O assédio como instrumento de gestão predadora
O ano de 2023 tem sido fértil em sinais que nos indicam como vai a sociedade portuguesa ao nível da cidadania, das relações de trabalho e da vida política em geral. Claro que apenas os que encontram eco nos meios de comunicação têm algum impacto como foi o caso de novas notícias de assédio moral e sexual em várias instituições universitárias. Casos que envolveram professores universitários ou investigadores, alguns dos quais bem conhecidos dentro e fora de fronteiras.
António Brandão Guedes é Técnico Superior Aposentado da ACT e dirigente da BASE-FUT.
Para além da gravidade das situações, a que nos referiremos mais adiante, cumpre desde já assinalar que estes casos foram notícia e objecto de abundantes considerações em artigos de opinião porque envolveu gente das elites académicas. Como quase sempre acontece apenas o que acontece aos grandes, e a determinados profissionais com alguma visibilidade social, é relevante nesta sociedade classista.

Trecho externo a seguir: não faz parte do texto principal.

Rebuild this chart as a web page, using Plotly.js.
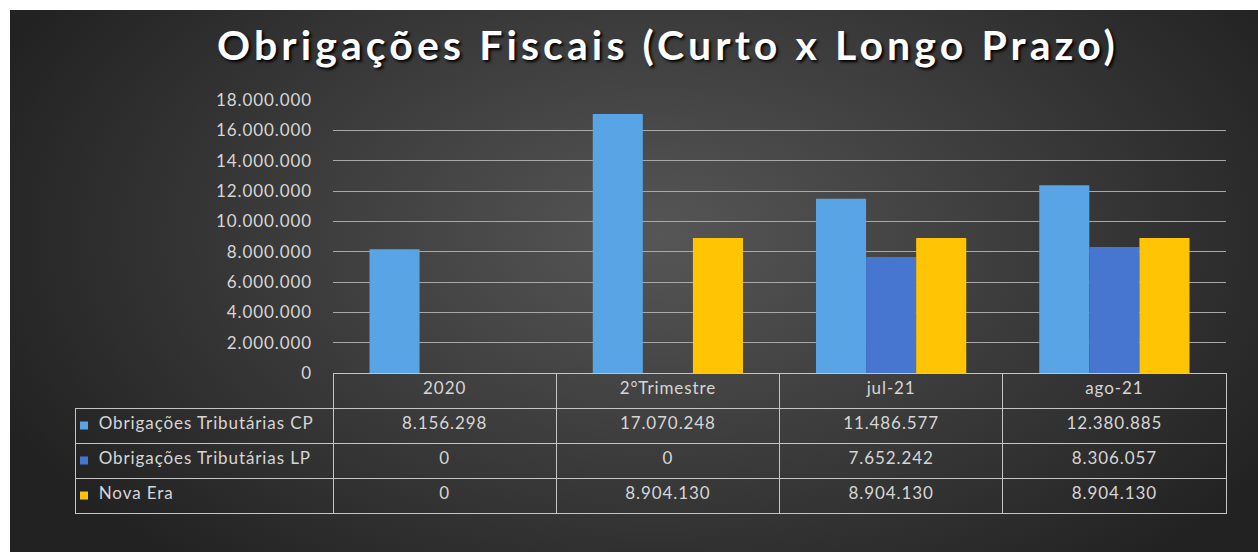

Temos casos destes com fartura. Vejam por exemplo: quando morre um operário numa obra pouco se escreve sobre o mesmo, por vezes nem o nome. Quando morre um polícia, um político, empresário ou artista realizam-se reportagens que vão ao até ao detalhe romanesco.
Ora, o assédio moral e sexual tão falado no caso das universidades, é a ponta do icebergue de uma prática frequente nas empresas e serviços públicos. Em muitas empresas é claramente uma prática de gestão para afastar trabalhadores incómodos ou considerados pouco produtivos sem indemnizações a que teriam direito se, numa luta desigual, não desistissem e se despedissem para não arruinarem mais a saúde. Quando se despedem os trabalhadores já estão com a saúde destruída por muitos anos!
Apesar dos estudos, convenções da OIT (190), resoluções do Parlamento Europeu e legislação nacional terem melhorado a situação sob ponto de vista jurídico, com destaque para a proteção das vítimas e das testemunhas, a prática do assédio não foi criminalizada e é sempre um processo difícil para as vítimas. Estas, sem mecanismos independentes e eficazes de denuncia, estão sempre numa situação desfavorável.
O assédio moral, a avaliação por objectivos e prémios, a precariedade e a intensificação do trabalho com desregulação de horários estão a criar um caldo de cultura empresarial verdadeiramente própria de um capitalismo predador dos trabalhadores e das suas famílias. Esta cultura que visa a exploração de quem trabalha atravessa multinacionais e empresas de menor dimensão e está a criar serviços e empresas patológicas, ou seja, empresas que criam trabalhadores doentes, plenos de stresse e burnout, com crescentes lesões musculo-esqueléticas e depressões.
Estas situações que emergem cada vez mais à luz do dia exigem uma ação sindical que coloque a saúde e segurança do trabalhador no centro das reivindicações e no apoio aos trabalhadores. Mas também exige aos militantes que culturalmente têm uma ligação à fé cristã e aos respectivos valores de solidariedade e humanismo uma reflexão teológica própria, infelizmente ausente das Jornadas Mundiais da Juventude e de outros espaços eclesiais. O Papa Francisco que os inquisidores deste século querem “queimar”, chamou lapidarmente a esta gestão predadora do capital a “economia que mata”! Está tudo dito! A doença profissional, ao contrário do acidente, mata lentamente, mas mata e, por vezes, dolorosamente!
27/07/2023
A equipa assume a gestão editorial de Terra da Fraternidade, mas os textos de reflexão vinculam apenas quem os assina.